Une phase pilote concluante

Une évaluation indépendante, menée en 2015, a constaté que la phase pilote s’était bien déroulée. Le comité de pilotage du projet – dans lequel sont représentés le gouvernement local, l’ONU, les organisations partenaires et les bénéficiaires – est parvenu à la même conclusion. La constitution de groupes d’apprentissage, par exemple, a obtenu d’excellentes notes. La proportion de femmes atteint 55%. Durant la prochaine phase, d’une durée de deux à trois ans, le projet devra tirer les enseignements des premières expériences réalisées et consolider l’approche méthodologique.
«Il est très réjouissant de constater que plusieurs groupes d’apprentissage se sont déjà unis pour former de petites entreprises», se félicite Martina Durrer. Certains d’entre eux ont décroché des contrats et des commandes fermes, par exemple pour la gestion des déchets dans le camp et l’entretien de l’équipement informatique du gouvernement local.
«Sur la base du projet pilote de Kakuma, nous voulons élaborer un modèle de formation professionnelle qui pourra ensuite être reproduit de manière modulable dans d’autres camps de réfugiés», explique Mme Durrer. «Nous espérons y parvenir d’ici la fin de la prochaine phase.
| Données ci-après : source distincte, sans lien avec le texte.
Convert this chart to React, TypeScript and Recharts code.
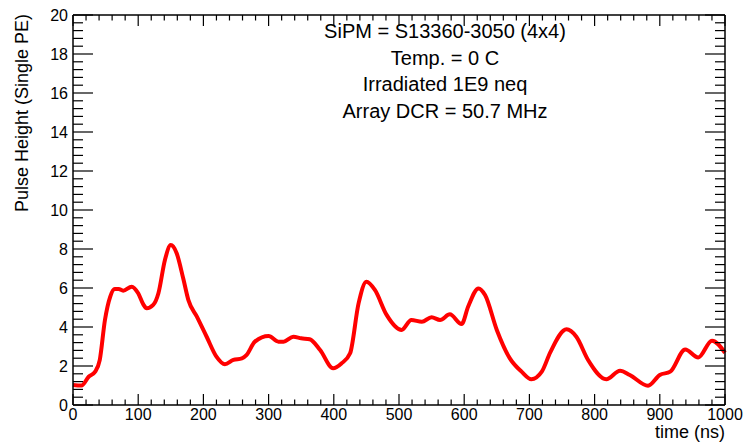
import React from 'react';
import { LineChart, Line, XAxis, YAxis, Customized } from 'recharts';

// readings (time in ns, pulse height in single PE)
const TIME_NS = [
  0, 13, 24, 34, 41, 49, 57, 64, 70, 77, 90, 100, 108, 113, 123, 131, 141, 150, 159, 169,
  177, 190, 205, 220, 233, 246, 259, 266, 279, 300, 315, 323, 338, 350, 363, 379, 399, 412, 425, 438,
  450, 463, 481, 504, 519, 535, 550, 563, 578, 596, 606, 622, 632, 650, 670, 688, 703, 719, 732, 757,
  772, 790, 818, 839, 854, 882, 900, 916, 939, 959, 980, 1000,
];
const PULSE_PE = [
  1.03, 1.0, 1.45, 1.71, 2.3, 4.36, 5.55, 5.95, 5.95, 5.86, 6.07, 5.73, 5.15, 4.96, 5.13, 5.73, 7.44, 8.2, 7.78, 6.5,
  5.38, 4.53, 3.5, 2.48, 2.09, 2.31, 2.39, 2.56, 3.25, 3.54, 3.25, 3.25, 3.5, 3.42, 3.37, 2.82, 1.88, 2.14, 2.65, 5.21,
  6.32, 5.9, 4.62, 3.85, 4.36, 4.27, 4.5, 4.36, 4.65, 4.15, 5.04, 5.98, 5.64, 3.85, 2.39, 1.71, 1.32, 1.71, 2.7, 3.88,
  3.5, 2.31, 1.32, 1.76, 1.54, 0.99, 1.54, 1.71, 2.85, 2.44, 3.3, 2.68,
];

const X_MAJOR = [0, 100, 200, 300, 400, 500, 600, 700, 800, 900, 1000];
const Y_MAJOR = [0, 2, 4, 6, 8, 10, 12, 14, 16, 18, 20];

const NOTES = ['SiPM = S13360-3050 (4x4)', 'Temp. = 0 C', 'Irradiated 1E9 neq', 'Array DCR = 50.7 MHz'];

const FONT = '"Liberation Sans", Arial, Helvetica, sans-serif';

// 5 subdivisions between major ticks, ROOT style
const withMinor = (major: number[]) => {
  const out: number[] = [];
  for (let i = 0; i < major.length - 1; i++) {
    const step = (major[i + 1] - major[i]) / 5;
    for (let k = 0; k < 5; k++) out.push(+(major[i] + k * step).toFixed(4));
  }
  out.push(major[major.length - 1]);
  return out;
};
const X_TICKS = withMinor(X_MAJOR);
const Y_TICKS = withMinor(Y_MAJOR);

const data = TIME_NS.map((t, i) => ({ t, v: PULSE_PE[i] }));

const isMajor = (list: number[], v: number) => list.some((m) => Math.abs(m - v) < 1e-6);

const BottomTick = (props: any) => {
  const { x, y, payload } = props;
  const major = isMajor(X_MAJOR, payload.value);
  return (
    <g>
      <line x1={x} x2={x} y1={y} y2={y - (major ? 11 : 5.5)} stroke="#000" strokeWidth={1.2} />
      {major && (
        <text x={x} y={y + 15} textAnchor="middle" fontSize={16} fontFamily={FONT} fill="#000">
          {payload.value}
        </text>
      )}
    </g>
  );
};

const TopTick = (props: any) => {
  const { x, y, payload } = props;
  const major = isMajor(X_MAJOR, payload.value);
  return <line x1={x} x2={x} y1={y} y2={y + (major ? 11 : 5.5)} stroke="#000" strokeWidth={1.2} />;
};

const LeftTick = (props: any) => {
  const { x, y, payload } = props;
  const major = isMajor(Y_MAJOR, payload.value);
  return (
    <g>
      <line x1={x} x2={x + (major ? 20 : 10)} y1={y} y2={y} stroke="#000" strokeWidth={1.2} />
      {major && (
        <text x={x - 5} y={y} dy="0.36em" textAnchor="end" fontSize={16} fontFamily={FONT} fill="#000">
          {payload.value}
        </text>
      )}
    </g>
  );
};

const RightTick = (props: any) => {
  const { x, y, payload } = props;
  const major = isMajor(Y_MAJOR, payload.value);
  return <line x1={x} x2={x - (major ? 20 : 10)} y1={y} y2={y} stroke="#000" strokeWidth={1.2} />;
};

const Annotations = () => (
  <g fontFamily={FONT} fill="#000">
    {NOTES.map((s, i) => (
      <text key={i} x={445} y={38 + i * 26.5} textAnchor="middle" fontSize={20}>
        {s}
      </text>
    ))}
    <text x={28} y={14} transform="rotate(-90 28 14)" textAnchor="end" fontSize={18}>
      Pulse Height (Single PE)
    </text>
    <text x={725} y={438} textAnchor="end" fontSize={18}>
      time (ns)
    </text>
  </g>
);

const axisLine = { stroke: '#000', strokeWidth: 1.5 };

export default function App() {
  return (
    <div style={{ position: 'absolute', left: 0, top: 0, background: '#fff' }}>
      <LineChart width={747} height={444} data={data} margin={{ top: 14, right: 21, bottom: 0, left: 0 }}>
        <XAxis
          dataKey="t"
          type="number"
          domain={[0, 1000]}
          ticks={X_TICKS}
          interval={0}
          height={39}
          tickSize={0}
          tickMargin={0}
          tickLine={false}
          axisLine={axisLine}
          tick={<BottomTick />}
        />
        <XAxis
          xAxisId="top"
          orientation="top"
          dataKey="t"
          type="number"
          domain={[0, 1000]}
          ticks={X_TICKS}
          interval={0}
          height={1}
          tickSize={0}
          tickMargin={0}
          tickLine={false}
          axisLine={axisLine}
          tick={<TopTick />}
        />
        <YAxis
          type="number"
          domain={[0, 20]}
          ticks={Y_TICKS}
          interval={0}
          width={73}
          tickSize={0}
          tickMargin={0}
          tickLine={false}
          axisLine={axisLine}
          tick={<LeftTick />}
        />
        <YAxis
          yAxisId="r"
          orientation="right"
          type="number"
          domain={[0, 20]}
          ticks={Y_TICKS}
          interval={0}
          width={1}
          tickSize={0}
          tickMargin={0}
          tickLine={false}
          axisLine={axisLine}
          tick={<RightTick />}
        />
        <Line
          xAxisId="top"
          yAxisId="r"
          dataKey="v"
          stroke="none"
          dot={false}
          activeDot={false}
          isAnimationActive={false}
        />
        <Line
          type="monotone"
          dataKey="v"
          stroke="#ff0000"
          strokeWidth={4}
          dot={false}
          activeDot={false}
          isAnimationActive={false}
        />
        <Customized component={<Annotations />} />
      </LineChart>
    </div>
  );
}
Les choses sont en bonne voie.»    •

Source: Un seul monde, magazine de la DDC, no 3/septembre 2016

En 2015, le Haut Commissariat des Nations unies pour les réfugiés (HCR) a recensé plus de 65 millions de personnes déracinées dans le monde (refugiés, déplacés internes et requérants d’asile), un chiffre jamais atteint depuis la Seconde Guerre mondiale. La Turquie, le Pakistan, le Liban, l’Iran, la Jordanie, l’Ethiopie et le Kenya en accueillent la majeure partie.
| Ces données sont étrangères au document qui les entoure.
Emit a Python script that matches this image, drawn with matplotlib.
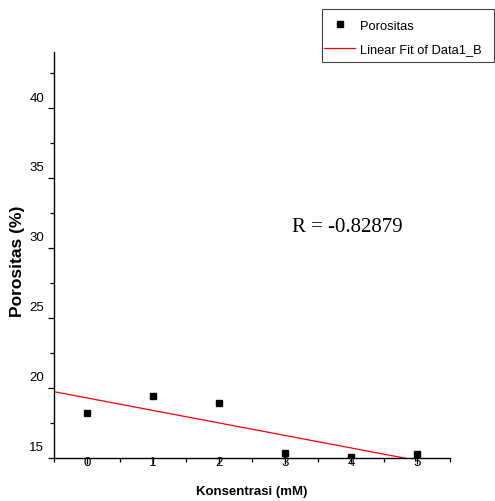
import matplotlib
matplotlib.use("Agg")
import matplotlib.pyplot as plt
import numpy as np
from matplotlib.transforms import ScaledTranslation
from matplotlib.patches import Rectangle

konsentrasi = [0, 1, 2, 3, 4, 5]
porositas = [18.25, 19.4, 18.95, 15.35, 15.1, 15.3]
yticks = [15, 20, 25, 30, 35, 40]
xticks = [0, 1, 2, 3, 4, 5]
r_text = 'R = -0.82879'

plt.rcParams['font.family'] = ['Liberation Sans', 'DejaVu Sans']

fig = plt.figure(figsize=(4.95, 5.02), dpi=100)
ax = fig.add_axes([54/495, 1 - 459/502, (450-54)/495, (459-53)/502])

x = np.array(konsentrasi, dtype=float)
y = np.array(porositas, dtype=float)
slope, intercept = np.polyfit(x, y, 1)

xl = np.linspace(-0.5, 5.5, 200)
ax.plot(xl, intercept + slope * xl, color='red', lw=0.9, label='Linear Fit of Data1_B')
ax.plot(x, y, 's', color='black', ms=4.5, label='Porositas', zorder=3)

ax.set_xlim(-0.5, 5.5)
ax.set_ylim(15, 44)
ax.set_xticks(xticks)
ax.set_xticks(np.arange(-0.5, 5.6, 0.5), minor=True)
ax.set_yticks(yticks)
ax.set_yticks(np.arange(15, 44, 2.5), minor=True)

for s in ['top', 'right']:
    ax.spines[s].set_visible(False)
for s in ['left', 'bottom']:
    ax.spines[s].set_linewidth(1.0)

ax.tick_params(axis='both', which='major', direction='out', length=4.5, width=0.9, labelsize=9.5)
ax.tick_params(axis='both', which='minor', direction='out', length=3, width=0.9)
ax.tick_params(axis='x', which='major', pad=-6.0)
ax.tick_params(axis='y', which='major', pad=2.5)

offset = ScaledTranslation(0, 0.12, fig.dpi_scale_trans)
for lab in ax.get_yticklabels():
    lab.set_transform(lab.get_transform() + offset)

ax.set_xlabel('Konsentrasi (mM)', fontsize=9.5, fontweight='bold', labelpad=12)
ax.set_ylabel('Porositas (%)', fontsize=12.5, fontweight='bold')
ax.yaxis.set_label_coords(-0.073, 0.488)

ax.text(292/495, 1 - 228/502, r_text, transform=fig.transFigure,
        fontsize=15, family=['Liberation Serif', 'DejaVu Serif'], va='center', ha='left')

handles, labels = ax.get_legend_handles_labels()
leg = fig.legend(handles[::-1], labels[::-1], loc='upper left',
                 bbox_to_anchor=(324/495, 1 - 20.5/502), frameon=False,
                 fontsize=9.3, handlelength=2.4, borderpad=0,
                 labelspacing=0.9, handletextpad=0.4, borderaxespad=0)
fig.patches.append(Rectangle((322/495, 1 - 63/502), 172/495, 53/502,
                             transform=fig.transFigure, fill=False,
                             edgecolor='#444444', lw=0.8))

fig.savefig('out.png', dpi=100)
Au Kenya, on compte environ 600 000 réfugiées, dont 356 000 dans le camp de Dadaab et 185 000 dans celui de Kakuma. Au niveau mondial, deux tiers des refugiés et des personnes déplacées vivent non pas dans des camps, mais en milieu urbain. De ce fait, les pays hôtes et les autorités locales ont de grandes difficultés à leur fournir une assistance minimale en termes d’éducation, de santé et d’emploi.